▸ WHAT IS REQUIRED: Repeat the material exactly from its first line to the line that includes "K = list(range(1, 51))". Skip pictures.

Rows from a dataset of charts and code
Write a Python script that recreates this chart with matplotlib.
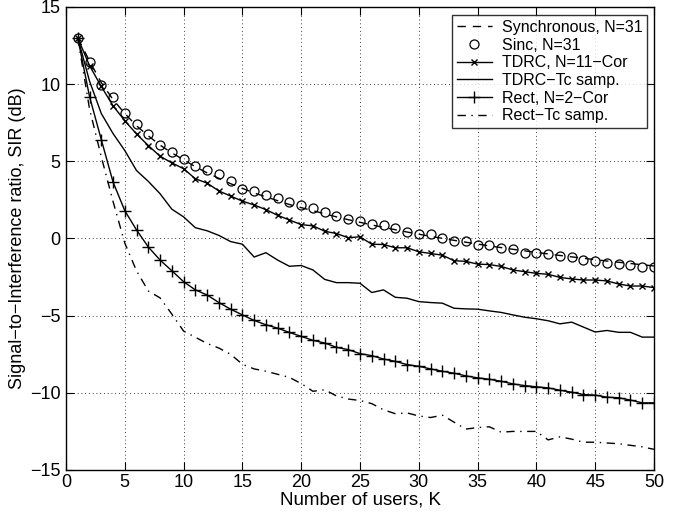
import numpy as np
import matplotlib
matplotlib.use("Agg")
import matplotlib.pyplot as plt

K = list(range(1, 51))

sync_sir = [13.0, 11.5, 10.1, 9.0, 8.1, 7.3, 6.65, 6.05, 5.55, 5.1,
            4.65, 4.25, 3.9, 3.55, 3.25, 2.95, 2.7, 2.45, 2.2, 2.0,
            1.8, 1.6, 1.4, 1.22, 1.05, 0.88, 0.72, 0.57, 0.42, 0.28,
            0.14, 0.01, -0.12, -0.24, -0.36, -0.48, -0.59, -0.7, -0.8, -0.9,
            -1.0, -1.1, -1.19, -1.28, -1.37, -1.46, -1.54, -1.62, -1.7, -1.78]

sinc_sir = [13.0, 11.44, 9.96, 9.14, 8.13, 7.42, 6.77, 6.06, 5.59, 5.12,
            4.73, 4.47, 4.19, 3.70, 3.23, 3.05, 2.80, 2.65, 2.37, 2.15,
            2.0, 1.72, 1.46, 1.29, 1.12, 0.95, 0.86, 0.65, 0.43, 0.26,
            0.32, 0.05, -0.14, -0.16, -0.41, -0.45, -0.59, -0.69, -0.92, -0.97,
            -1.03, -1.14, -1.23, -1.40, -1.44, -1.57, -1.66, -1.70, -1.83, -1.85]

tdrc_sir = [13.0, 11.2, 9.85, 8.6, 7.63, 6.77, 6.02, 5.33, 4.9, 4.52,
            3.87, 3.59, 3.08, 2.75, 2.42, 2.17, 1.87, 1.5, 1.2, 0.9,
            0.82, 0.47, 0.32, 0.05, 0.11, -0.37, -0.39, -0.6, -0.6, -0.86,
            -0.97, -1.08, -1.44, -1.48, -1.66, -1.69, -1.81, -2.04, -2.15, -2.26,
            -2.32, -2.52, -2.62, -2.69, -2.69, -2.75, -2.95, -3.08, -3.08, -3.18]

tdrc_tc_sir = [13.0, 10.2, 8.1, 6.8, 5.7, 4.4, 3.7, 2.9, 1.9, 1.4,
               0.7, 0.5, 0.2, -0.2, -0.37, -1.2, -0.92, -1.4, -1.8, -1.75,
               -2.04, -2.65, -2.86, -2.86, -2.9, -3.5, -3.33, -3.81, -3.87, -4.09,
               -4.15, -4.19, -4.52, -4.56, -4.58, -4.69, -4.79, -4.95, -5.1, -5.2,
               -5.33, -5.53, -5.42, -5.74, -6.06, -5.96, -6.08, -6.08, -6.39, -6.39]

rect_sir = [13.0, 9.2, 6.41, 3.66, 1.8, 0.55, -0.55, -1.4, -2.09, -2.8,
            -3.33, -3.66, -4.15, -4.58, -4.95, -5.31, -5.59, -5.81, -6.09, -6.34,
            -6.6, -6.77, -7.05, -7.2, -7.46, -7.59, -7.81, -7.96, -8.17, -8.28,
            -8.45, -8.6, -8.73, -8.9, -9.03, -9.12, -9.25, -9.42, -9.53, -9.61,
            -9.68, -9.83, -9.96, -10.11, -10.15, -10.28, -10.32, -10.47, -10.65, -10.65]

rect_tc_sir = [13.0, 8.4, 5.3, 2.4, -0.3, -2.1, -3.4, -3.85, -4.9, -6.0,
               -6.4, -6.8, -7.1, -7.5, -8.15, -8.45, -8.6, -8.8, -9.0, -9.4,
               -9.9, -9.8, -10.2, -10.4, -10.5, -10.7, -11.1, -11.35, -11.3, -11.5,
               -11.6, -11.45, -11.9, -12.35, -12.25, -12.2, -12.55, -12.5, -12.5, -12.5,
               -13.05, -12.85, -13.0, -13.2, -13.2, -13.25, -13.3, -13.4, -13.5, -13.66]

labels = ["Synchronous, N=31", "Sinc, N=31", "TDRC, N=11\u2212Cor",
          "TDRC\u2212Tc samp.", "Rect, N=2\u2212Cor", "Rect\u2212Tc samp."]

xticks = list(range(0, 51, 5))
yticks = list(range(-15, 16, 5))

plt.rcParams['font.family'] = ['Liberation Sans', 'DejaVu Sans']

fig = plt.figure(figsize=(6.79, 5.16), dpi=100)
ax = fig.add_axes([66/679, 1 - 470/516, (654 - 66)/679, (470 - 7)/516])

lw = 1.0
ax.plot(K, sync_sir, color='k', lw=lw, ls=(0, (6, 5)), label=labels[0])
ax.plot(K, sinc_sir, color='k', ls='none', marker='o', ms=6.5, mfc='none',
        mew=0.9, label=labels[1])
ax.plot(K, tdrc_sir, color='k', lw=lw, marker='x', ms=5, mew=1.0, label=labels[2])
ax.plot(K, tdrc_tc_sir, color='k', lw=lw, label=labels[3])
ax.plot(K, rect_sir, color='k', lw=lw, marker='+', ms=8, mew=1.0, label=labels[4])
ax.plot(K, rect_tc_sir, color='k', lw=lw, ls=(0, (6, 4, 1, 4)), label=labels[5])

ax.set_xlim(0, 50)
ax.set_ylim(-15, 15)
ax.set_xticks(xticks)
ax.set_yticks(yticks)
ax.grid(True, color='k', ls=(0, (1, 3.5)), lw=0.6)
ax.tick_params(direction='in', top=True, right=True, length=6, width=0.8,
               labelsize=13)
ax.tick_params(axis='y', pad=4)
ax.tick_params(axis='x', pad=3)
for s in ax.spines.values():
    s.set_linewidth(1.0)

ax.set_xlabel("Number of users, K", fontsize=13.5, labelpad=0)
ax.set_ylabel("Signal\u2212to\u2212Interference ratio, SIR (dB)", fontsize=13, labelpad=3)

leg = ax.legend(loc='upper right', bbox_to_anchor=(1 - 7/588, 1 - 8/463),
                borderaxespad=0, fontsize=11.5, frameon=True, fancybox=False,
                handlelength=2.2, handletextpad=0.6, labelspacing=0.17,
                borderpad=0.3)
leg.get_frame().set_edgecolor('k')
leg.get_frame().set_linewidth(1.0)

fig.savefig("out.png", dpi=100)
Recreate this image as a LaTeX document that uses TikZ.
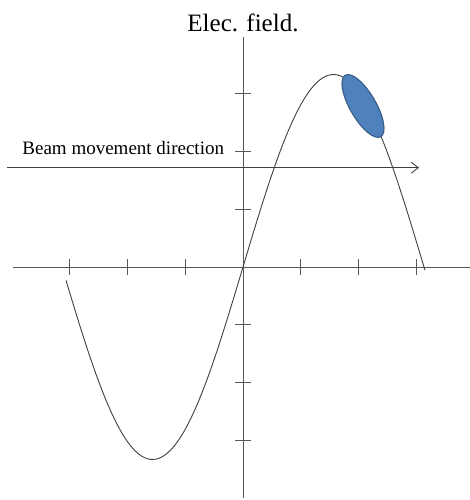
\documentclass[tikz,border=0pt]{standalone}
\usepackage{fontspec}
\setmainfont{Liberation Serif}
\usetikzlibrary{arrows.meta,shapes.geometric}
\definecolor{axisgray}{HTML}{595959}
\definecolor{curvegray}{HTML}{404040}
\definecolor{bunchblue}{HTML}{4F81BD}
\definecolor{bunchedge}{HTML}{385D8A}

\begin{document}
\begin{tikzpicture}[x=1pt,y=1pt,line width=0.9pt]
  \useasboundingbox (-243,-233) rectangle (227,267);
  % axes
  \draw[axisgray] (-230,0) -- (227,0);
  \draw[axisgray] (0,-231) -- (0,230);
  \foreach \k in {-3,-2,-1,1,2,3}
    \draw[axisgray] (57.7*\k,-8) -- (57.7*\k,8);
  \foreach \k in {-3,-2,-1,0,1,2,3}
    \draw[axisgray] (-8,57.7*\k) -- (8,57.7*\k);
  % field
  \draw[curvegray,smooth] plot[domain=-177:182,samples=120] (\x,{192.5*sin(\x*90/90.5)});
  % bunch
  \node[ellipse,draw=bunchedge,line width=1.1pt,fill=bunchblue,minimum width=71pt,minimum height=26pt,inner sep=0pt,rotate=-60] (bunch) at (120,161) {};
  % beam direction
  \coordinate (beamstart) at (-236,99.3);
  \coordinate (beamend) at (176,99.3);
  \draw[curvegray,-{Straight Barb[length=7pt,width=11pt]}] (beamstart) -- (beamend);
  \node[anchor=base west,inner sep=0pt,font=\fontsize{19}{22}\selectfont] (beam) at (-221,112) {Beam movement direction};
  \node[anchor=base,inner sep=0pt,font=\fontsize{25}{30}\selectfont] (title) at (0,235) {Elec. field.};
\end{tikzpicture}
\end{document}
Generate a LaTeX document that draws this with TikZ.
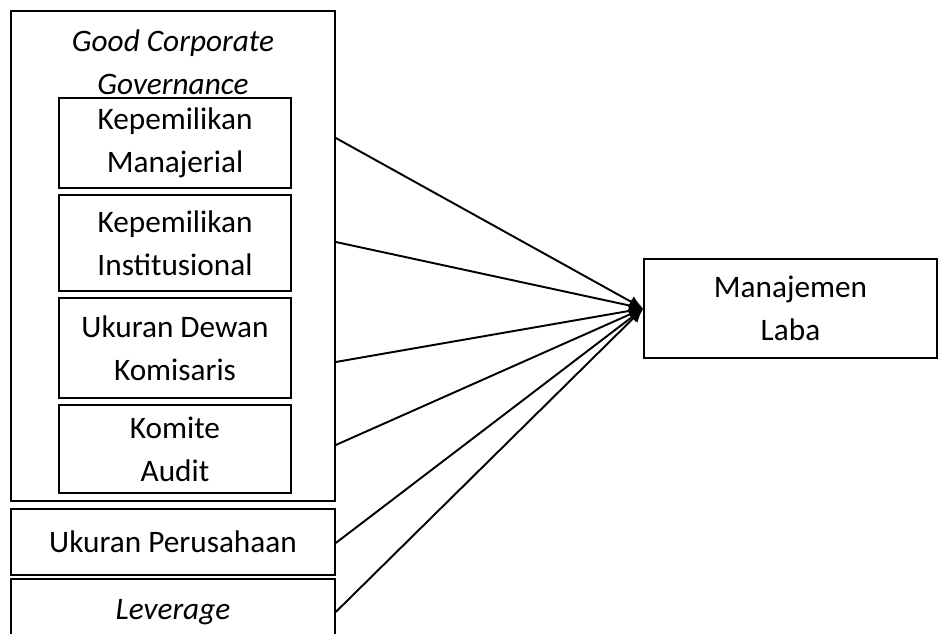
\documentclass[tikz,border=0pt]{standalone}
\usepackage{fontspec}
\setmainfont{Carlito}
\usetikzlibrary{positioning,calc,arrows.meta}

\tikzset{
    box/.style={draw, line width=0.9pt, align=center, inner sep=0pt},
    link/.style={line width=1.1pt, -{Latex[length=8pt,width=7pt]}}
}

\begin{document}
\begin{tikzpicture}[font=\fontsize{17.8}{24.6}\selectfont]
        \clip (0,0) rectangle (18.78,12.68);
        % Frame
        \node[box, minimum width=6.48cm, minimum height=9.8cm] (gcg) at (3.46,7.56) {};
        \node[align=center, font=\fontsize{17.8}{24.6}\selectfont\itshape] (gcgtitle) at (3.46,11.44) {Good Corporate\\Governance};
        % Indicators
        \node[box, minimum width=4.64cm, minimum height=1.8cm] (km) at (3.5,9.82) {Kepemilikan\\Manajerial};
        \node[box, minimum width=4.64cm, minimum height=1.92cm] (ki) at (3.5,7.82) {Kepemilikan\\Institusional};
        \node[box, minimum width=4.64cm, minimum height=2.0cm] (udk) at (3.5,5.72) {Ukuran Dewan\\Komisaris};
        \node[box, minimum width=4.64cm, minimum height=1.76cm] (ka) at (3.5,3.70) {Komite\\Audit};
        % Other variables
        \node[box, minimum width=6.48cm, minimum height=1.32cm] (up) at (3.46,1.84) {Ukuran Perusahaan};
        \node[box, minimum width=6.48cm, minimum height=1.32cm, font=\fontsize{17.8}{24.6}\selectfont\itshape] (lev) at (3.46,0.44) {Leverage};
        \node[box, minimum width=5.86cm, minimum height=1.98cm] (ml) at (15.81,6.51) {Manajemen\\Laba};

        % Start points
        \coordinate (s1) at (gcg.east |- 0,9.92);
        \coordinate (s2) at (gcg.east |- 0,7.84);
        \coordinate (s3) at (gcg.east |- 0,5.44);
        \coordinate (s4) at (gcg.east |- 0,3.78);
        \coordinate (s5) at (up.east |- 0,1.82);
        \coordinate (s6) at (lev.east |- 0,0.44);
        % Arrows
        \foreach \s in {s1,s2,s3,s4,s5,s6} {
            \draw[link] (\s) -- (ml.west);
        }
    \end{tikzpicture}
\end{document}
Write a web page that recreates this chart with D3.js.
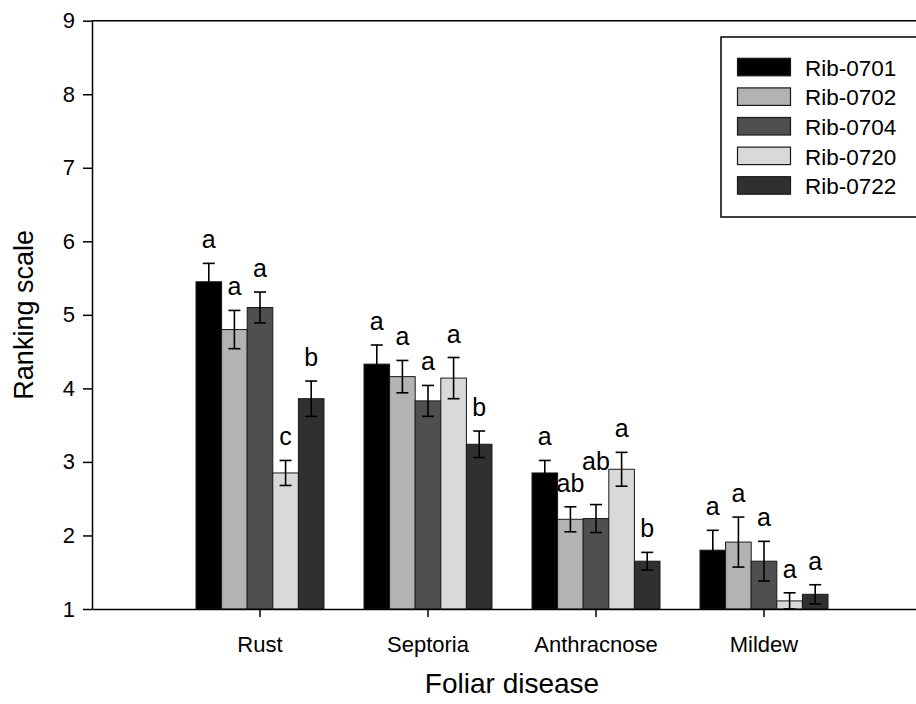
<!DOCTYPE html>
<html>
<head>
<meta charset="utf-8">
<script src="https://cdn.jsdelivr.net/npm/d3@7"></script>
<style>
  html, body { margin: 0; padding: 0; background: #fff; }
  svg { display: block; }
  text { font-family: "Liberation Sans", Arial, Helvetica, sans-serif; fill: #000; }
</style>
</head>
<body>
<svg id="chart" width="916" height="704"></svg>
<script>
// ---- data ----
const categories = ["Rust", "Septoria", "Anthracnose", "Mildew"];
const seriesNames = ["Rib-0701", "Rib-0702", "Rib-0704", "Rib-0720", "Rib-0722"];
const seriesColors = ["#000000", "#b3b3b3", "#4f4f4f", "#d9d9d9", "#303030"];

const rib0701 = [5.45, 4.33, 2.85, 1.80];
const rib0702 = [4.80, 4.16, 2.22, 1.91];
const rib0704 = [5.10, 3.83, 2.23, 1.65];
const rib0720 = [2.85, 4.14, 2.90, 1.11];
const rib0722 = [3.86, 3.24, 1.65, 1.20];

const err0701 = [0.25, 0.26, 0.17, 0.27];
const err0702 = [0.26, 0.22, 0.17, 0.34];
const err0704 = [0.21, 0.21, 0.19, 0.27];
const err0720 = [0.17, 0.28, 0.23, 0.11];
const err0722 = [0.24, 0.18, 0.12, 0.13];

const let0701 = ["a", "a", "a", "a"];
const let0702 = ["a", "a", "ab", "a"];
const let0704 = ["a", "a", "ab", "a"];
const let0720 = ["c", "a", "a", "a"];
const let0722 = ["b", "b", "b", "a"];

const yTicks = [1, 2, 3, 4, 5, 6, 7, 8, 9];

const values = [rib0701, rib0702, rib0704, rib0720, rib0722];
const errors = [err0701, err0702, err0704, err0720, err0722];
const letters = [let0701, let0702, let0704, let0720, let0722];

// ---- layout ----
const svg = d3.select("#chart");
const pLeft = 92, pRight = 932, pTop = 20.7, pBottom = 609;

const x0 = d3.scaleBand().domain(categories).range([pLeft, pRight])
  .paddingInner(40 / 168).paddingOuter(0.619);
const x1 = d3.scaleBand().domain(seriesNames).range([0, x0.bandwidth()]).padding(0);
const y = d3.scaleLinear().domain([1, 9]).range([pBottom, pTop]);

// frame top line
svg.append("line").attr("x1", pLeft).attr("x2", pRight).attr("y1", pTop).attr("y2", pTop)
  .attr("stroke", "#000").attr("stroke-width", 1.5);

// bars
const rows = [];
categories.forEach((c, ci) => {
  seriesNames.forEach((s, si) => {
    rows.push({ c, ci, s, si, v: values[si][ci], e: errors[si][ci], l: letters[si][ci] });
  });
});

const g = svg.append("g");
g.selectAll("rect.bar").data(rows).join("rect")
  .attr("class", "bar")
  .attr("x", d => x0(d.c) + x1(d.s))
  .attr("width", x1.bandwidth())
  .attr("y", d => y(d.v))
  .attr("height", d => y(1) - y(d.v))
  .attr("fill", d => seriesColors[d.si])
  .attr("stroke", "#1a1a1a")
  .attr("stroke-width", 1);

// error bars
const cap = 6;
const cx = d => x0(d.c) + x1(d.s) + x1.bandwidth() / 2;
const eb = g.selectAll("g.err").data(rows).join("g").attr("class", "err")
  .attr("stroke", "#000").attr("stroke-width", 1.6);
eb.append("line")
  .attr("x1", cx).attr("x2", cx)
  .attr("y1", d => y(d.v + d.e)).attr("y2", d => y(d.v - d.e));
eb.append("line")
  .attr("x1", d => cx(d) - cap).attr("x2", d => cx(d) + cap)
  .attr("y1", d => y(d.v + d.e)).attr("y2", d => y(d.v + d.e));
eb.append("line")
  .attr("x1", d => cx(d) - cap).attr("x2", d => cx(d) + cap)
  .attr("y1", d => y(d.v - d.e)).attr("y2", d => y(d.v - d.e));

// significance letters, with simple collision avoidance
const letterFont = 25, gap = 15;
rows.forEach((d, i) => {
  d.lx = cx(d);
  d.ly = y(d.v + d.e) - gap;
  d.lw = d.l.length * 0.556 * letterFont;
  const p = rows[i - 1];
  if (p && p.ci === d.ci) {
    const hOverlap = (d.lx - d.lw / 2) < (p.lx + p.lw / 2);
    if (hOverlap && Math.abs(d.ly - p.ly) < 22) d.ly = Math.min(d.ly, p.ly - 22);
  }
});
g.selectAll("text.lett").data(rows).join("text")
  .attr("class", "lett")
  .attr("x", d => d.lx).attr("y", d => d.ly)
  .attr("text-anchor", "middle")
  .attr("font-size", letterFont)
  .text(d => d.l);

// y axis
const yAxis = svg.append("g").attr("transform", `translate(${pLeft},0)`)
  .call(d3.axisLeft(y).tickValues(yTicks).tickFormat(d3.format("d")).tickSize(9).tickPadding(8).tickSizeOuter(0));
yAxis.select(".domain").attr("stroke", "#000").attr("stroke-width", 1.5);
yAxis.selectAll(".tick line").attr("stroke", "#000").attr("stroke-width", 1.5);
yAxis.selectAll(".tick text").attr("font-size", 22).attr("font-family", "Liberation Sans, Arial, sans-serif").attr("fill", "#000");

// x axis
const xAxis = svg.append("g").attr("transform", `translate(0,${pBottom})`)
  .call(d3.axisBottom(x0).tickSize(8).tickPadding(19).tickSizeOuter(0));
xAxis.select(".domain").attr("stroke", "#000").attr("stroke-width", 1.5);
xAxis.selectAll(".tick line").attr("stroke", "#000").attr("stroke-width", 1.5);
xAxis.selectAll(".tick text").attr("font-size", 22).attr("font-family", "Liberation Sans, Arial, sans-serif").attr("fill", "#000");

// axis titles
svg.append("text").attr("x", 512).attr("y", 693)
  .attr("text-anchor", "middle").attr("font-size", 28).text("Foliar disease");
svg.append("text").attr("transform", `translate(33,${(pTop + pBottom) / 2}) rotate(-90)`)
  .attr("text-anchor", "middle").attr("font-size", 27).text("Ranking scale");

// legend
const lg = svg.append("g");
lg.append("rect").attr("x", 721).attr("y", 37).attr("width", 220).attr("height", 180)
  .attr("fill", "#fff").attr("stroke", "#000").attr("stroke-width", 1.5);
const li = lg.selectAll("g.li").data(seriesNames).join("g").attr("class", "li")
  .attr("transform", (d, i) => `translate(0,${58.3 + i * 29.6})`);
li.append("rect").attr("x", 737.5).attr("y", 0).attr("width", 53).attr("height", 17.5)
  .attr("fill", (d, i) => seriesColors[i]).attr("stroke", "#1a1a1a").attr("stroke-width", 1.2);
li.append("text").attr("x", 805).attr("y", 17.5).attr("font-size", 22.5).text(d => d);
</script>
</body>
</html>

▸ RESULT OF THE TASK:
Write a Python script that recreates this chart with matplotlib.
import numpy as np
import matplotlib
matplotlib.use("Agg")
import matplotlib.pyplot as plt

K = list(range(1, 51))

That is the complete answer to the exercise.